A permacultura é uma das respostas às crises que se desenhavam no horizonte dos países industrializados, que deriva do conceito da ‘agricultura permanente’, criada pelos australianos Bill Mollison e David Holmgren, nos anos 1970. A publicação A Ética e Princípios do Design elaborada por eles parte da articulação de uma série de ideias para a criação de sistemas agrícolas, com vistas a garantir o abastecimento alimentar a longo prazo, contrapondo a agricultura tradicional, a partir de 12 princípios, comuns aos conceitos emergentes. Como parte de uma visão sistêmica, e traz à tona a importância da articulação de uma estrutura em rede, coloca dimensão social no centro da discussão de  ética e do design, para tratar de uma ampla ação que pode contribuir com um plano de manejo socioambiental e de segurança alimentar.

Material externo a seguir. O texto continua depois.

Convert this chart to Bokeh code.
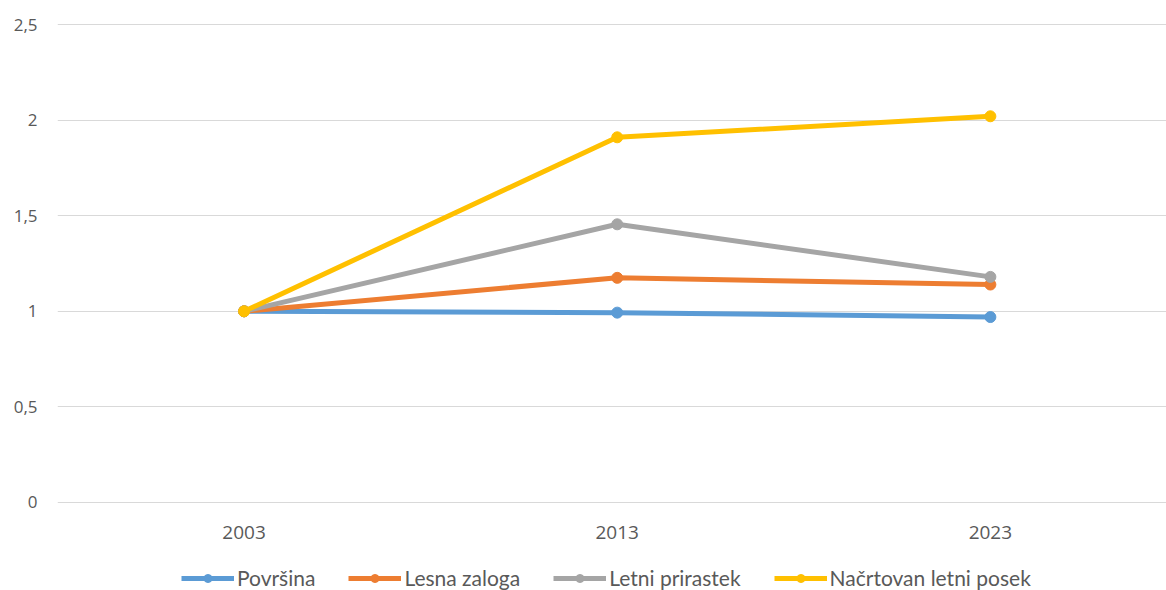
from bokeh.plotting import figure
from bokeh.models import FixedTicker, Legend, LegendItem, Range1d, ColumnDataSource
from bokeh.core.properties import value
from bokeh.embed import file_html
from bokeh.resources import INLINE

# Index series (2003 = 1)
years = ["2003", "2013", "2023"]
povrsina = [1.0, 0.993, 0.97]
lesna_zaloga = [1.0, 1.175, 1.14]
letni_prirastek = [1.0, 1.455, 1.18]
nacrtovan_posek = [1.0, 1.91, 2.02]

series_names = ["Površina", "Lesna zaloga", "Letni prirastek", "Načrtovan letni posek"]
series_values = [povrsina, lesna_zaloga, letni_prirastek, nacrtovan_posek]
colors = ["#5B9BD5", "#ED7D31", "#A5A5A5", "#FFC000"]

y_ticks = [0, 0.5, 1, 1.5, 2, 2.5]
y_tick_labels = ["0", "0,5", "1", "1,5", "2", "2,5"]

x = list(range(len(years)))

# The plotting frame runs down to the bottom edge so the category labels
# and the legend sit inside it, below the zero line.
p = figure(
    width=1166, height=590,
    x_range=Range1d(-0.5, 2.472), y_range=Range1d(-0.4603, 2.5105),
    output_backend="svg", toolbar_location=None, x_axis_location=None,
    min_border_left=57, min_border_right=0, min_border_top=22, min_border_bottom=0,
)
p.outline_line_color = None
p.background_fill_color = "white"
p.border_fill_color = "white"

label_color = "#595959"

yax = p.yaxis[0]
yax.ticker = FixedTicker(ticks=y_ticks)
yax.major_label_overrides = dict(zip(y_ticks, y_tick_labels))
yax.axis_line_color = None
yax.major_tick_line_color = None
yax.minor_tick_line_color = None
yax.major_tick_out = 0
yax.major_tick_in = 0
yax.major_label_text_font = "Open Sans"
yax.major_label_text_font_size = "17px"
yax.major_label_text_color = label_color
yax.major_label_standoff = 20

p.xgrid.grid_line_color = None
p.ygrid.ticker = FixedTicker(ticks=y_ticks)
p.ygrid.grid_line_color = "#D9D9D9"
p.ygrid.grid_line_width = 1

# Category labels under the zero line
cat_src = ColumnDataSource(dict(x=x, y=[-0.157] * len(years), text=years))
p.text(x="x", y="y", text="text", source=cat_src,
       text_font=value("Open Sans"), text_font_size="19px",
       text_color=label_color, text_align="center", text_baseline="middle")

items = []
for name, vals, col in zip(series_names, series_values, colors):
    ln = p.line(x, vals, line_color=col, line_width=5)
    sc = p.scatter(x, vals, marker="circle", size=11, fill_color=col, line_color=col)
    items.append(LegendItem(label=name, renderers=[ln, sc]))

legend = Legend(
    items=items, orientation="horizontal", location=(124, 0),
    glyph_width=53, glyph_height=20, label_standoff=3, spacing=33,
    label_text_font="Lato", label_text_font_size="21px",
    label_text_color=label_color, border_line_color=None,
    background_fill_alpha=0, padding=2, margin=0,
)
p.add_layout(legend, "center")

with open("out.html", "w") as f:
    f.write(file_html(p, INLINE))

Há um caso específico que deve ser destacado que foi a transição realizada em Cuba nos anos 1990, que era dependente de mercados de exportação de produtos primários, trabalhos precários, utilização de agrotóxicos – como Brasil se configura hoje. A transição ecológica da maior cidade do país, Havana, que no início dos anos 2000 respondia pela metade da produção das hortaliças em Cuba, foi significativa. Pesquisadoras da Embrapa, que estudaram o caso dessa transição ecológica em 2001, mostraram que a produção orgânica de alimentos saltou de 4.200 toneladas por ano, em 1991, para 2 milhões de toneladas por ano em 2001. Além do plano de segurança alimentar, a adoção do modelo mostrou reflexos no manejo das águas de seus rios, avaliando-se o impacto da agricultura sustentável na qualidade da água dos rios centrais em Cuba (bem melhor) em comparação com outros locais nos Estados Unidos.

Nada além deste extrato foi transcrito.